Auf den letzten Punkt im Besuchsprogramm wollte Streikus nicht verzichten. So zeigte er uns Wohn- und Wirkungsstätten Michał Römers (litauisch Mykolas Römeris), dessen Name uns bis dahin überhaupt noch nie untergekommen war. Römer war ein später Sprössling eines deutschbaltischen Adelsgeschlechts, das sich im Laufe der Zeit in Teilen polonisiert hatte, so dass Polnisch dessen erste Sprache war. Während und nach dem Ersten Weltkrieg hin- und hergerissen zwischen polnischer und litauischer Nationaloption, entschied Römer sich für das neue Litauen, auch deshalb, weil er Piłsudskis verwegene Entscheidung, Vilnius für das neuentstandene Polen heimzuholen, für einen schweren politischen Fehler gehalten und entsprechend abgelehnt hatte. Römer war zwischen den Weltkriegen zu einem der wichtigsten Verfassungsväter Litauens aufgestiegen, wofür er bis heute entsprechend verehrt wird.
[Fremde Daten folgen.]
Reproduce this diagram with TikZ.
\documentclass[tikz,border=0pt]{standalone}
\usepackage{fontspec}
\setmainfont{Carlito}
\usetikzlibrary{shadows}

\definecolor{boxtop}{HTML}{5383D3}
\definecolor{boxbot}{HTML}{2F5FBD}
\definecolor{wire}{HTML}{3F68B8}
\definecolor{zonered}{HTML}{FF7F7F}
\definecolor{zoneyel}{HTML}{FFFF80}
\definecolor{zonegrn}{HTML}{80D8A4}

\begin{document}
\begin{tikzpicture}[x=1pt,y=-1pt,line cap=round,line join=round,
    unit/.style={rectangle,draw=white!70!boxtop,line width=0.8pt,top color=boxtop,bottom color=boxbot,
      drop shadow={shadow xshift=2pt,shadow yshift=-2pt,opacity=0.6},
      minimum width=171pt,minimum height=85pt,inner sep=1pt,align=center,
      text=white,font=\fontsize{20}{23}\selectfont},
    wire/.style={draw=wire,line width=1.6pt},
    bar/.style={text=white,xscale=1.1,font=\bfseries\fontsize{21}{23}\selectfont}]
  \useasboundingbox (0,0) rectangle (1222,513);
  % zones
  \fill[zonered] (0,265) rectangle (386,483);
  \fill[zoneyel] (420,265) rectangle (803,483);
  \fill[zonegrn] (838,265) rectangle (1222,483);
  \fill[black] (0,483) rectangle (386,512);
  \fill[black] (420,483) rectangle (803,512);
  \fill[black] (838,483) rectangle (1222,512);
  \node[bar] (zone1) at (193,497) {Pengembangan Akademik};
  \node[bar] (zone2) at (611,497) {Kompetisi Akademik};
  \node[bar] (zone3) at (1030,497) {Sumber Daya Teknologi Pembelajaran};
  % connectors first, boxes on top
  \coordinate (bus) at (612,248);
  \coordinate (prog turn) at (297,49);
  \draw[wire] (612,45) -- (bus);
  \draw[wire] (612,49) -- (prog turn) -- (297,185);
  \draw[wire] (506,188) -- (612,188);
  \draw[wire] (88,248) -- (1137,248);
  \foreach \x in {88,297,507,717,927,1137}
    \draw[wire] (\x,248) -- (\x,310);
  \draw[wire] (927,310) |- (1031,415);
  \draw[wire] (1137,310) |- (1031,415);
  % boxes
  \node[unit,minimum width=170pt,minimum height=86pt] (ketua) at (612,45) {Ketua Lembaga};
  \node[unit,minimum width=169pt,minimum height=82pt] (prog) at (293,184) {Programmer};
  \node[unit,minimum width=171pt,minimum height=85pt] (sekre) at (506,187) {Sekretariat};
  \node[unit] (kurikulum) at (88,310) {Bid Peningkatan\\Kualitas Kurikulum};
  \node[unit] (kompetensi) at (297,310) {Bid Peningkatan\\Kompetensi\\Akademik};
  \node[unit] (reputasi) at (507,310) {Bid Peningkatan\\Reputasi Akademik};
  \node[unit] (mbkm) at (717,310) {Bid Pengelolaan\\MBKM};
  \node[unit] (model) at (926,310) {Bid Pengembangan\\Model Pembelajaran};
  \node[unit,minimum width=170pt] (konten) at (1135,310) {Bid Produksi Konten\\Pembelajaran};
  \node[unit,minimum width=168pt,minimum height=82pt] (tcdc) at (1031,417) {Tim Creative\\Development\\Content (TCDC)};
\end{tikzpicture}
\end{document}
Übrigens, so erfuhren wir, seien seine umfangreichen Tagebuchaufzeichnungen, die er polnisch geschrieben hatte und die bis ins Jahr 1945 reichen, eine Fundgrube litauischer Zeitgeschichte sondergleichen.
Für Nida gab Streikus uns noch den Tipp, das Sartre-Denkmal oben auf der großen Wanderdüne nicht auszusparen, das in seiner Gestalt jenem wunderschönen Foto mit dem gegen den Meereswind ankämpfenden Sartre nachempfunden ist, welches der damals junge Fotograf Antanas Sutkus im Dünensand schießen konnte. Sartre hatte 1965 in Begleitung von Simone de Beauvoir den Ort aufgesucht, angezogen vor allem vom Sommerhaus der Manns, war aber oben auf der gewaltigen Düne schlichtweg überwältigt vom Anblick einer grandiosen Ostseelandschaft, die ihn sofort an Nordafrika erinnerte.
Viele Jahre später referierte nun unten im Ort Marion Fisch über „Lotte in Weimar“, jenes Romanwerk, das Thomas Mann in der erforderlichen Pause zwischen einzelnen Bänden der Joseph-Trilogie in der für ihn typischen ironischen Zuspitzung geschrieben hatte.